### Stated problem
Starting from the top of the material, restate each line exactly until the line that contains "import plotly.graph_objects as go", which is also copied. Pictures are excluded.

### Data excerpts
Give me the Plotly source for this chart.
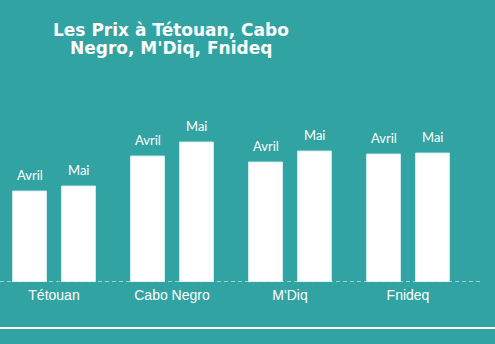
import plotly.graph_objects as go

categories = ["Tétouan", "Cabo Negro", "M'Diq", "Fnideq"]
series_names = ["Avril", "Mai"]
avril = [91, 126, 120, 128]
mai = [96, 140, 131, 129]
title_lines = ["Les Prix à Tétouan, Cabo", "Negro, M'Diq, Fnideq"]

BG = "#31a3a3"
W, H = 495, 344
ML, MR, MT, MB = 0, 14, 62, 62
plot_w = W - ML - MR
plot_h = H - MT - MB
group_px = 118
r0 = -54 / group_px
x_range = [r0, r0 + plot_w / group_px]
y_range = [0, plot_h]

fig = go.Figure()
for name, vals in zip(series_names, [avril, mai]):
    fig.add_trace(go.Bar(
        x=categories, y=vals, name=name,
        marker=dict(color="white", line=dict(color="rgba(210,240,240,0.9)", width=1)),
        hoverinfo="skip",
    ))

bargap = 0.17
bargroupgap = 0.306
slot = group_px * (1 - bargap) / 2
for k, (name, vals) in enumerate(zip(series_names, [avril, mai])):
    shift = (k - 0.5) * slot
    for c, v in zip(categories, vals):
        fig.add_annotation(
            x=c, y=v, xref="x", yref="y", text=name, showarrow=False,
            xshift=shift, yanchor="bottom", yshift=6,
            font=dict(family="Lato", size=13, color="white"),
        )

for i, line in enumerate(title_lines):
    ypx = 30 + i * 17.5
    fig.add_annotation(
        x=(171 - ML) / plot_w, y=(H - MB - ypx) / plot_h, xref="paper", yref="paper",
        text="<b>" + line + "</b>", showarrow=False, xanchor="center", yanchor="middle",
        font=dict(family="DejaVu Sans", size=17, color="white"),
    )

fig.add_shape(type="line", xref="paper", yref="y", x0=0, x1=1, y0=0, y1=0,
              line=dict(color="rgba(205,238,238,0.85)", width=1.5, dash="4px,3px"))
ybot = -(328 - (H - MB)) / plot_h
fig.add_shape(type="line", xref="paper", yref="paper", x0=-0.01, x1=W / plot_w + 0.01,
              y0=ybot, y1=ybot, line=dict(color="white", width=2))

fig.update_layout(
    width=W, height=H,
    margin=dict(l=ML, r=MR, t=MT, b=MB),
    paper_bgcolor=BG, plot_bgcolor=BG,
    barmode="group", bargap=bargap, bargroupgap=bargroupgap,
    showlegend=False,
    xaxis=dict(range=x_range, showgrid=False, zeroline=False, showline=False, ticks="",
               ticklabelstandoff=3,
               tickfont=dict(family="Liberation Sans", size=14, color="white")),
    yaxis=dict(range=y_range, visible=False, showgrid=False, zeroline=False),
)

fig.write_html("out.html", config={"displayModeBar": False})
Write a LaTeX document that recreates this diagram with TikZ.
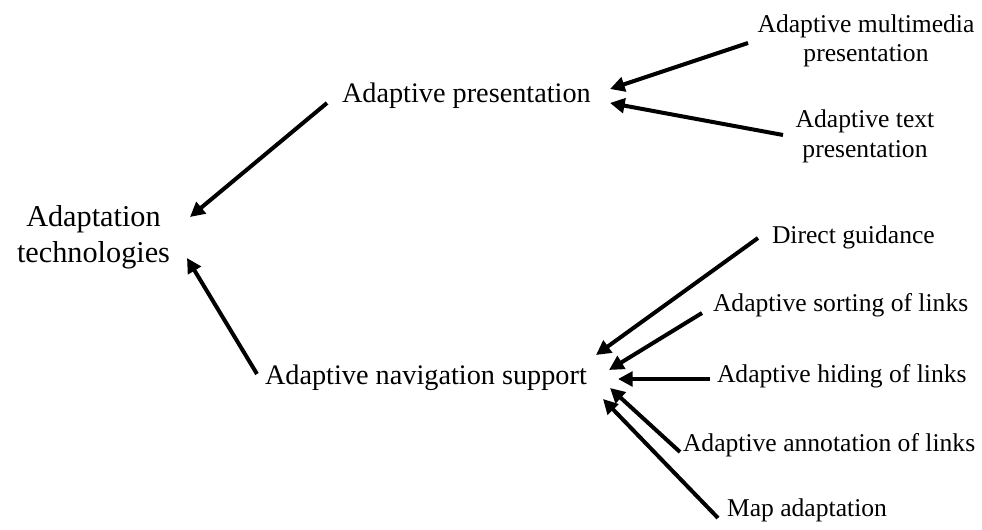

### Answer to this exercise
Give me the Plotly source for this chart.
import plotly.graph_objects as go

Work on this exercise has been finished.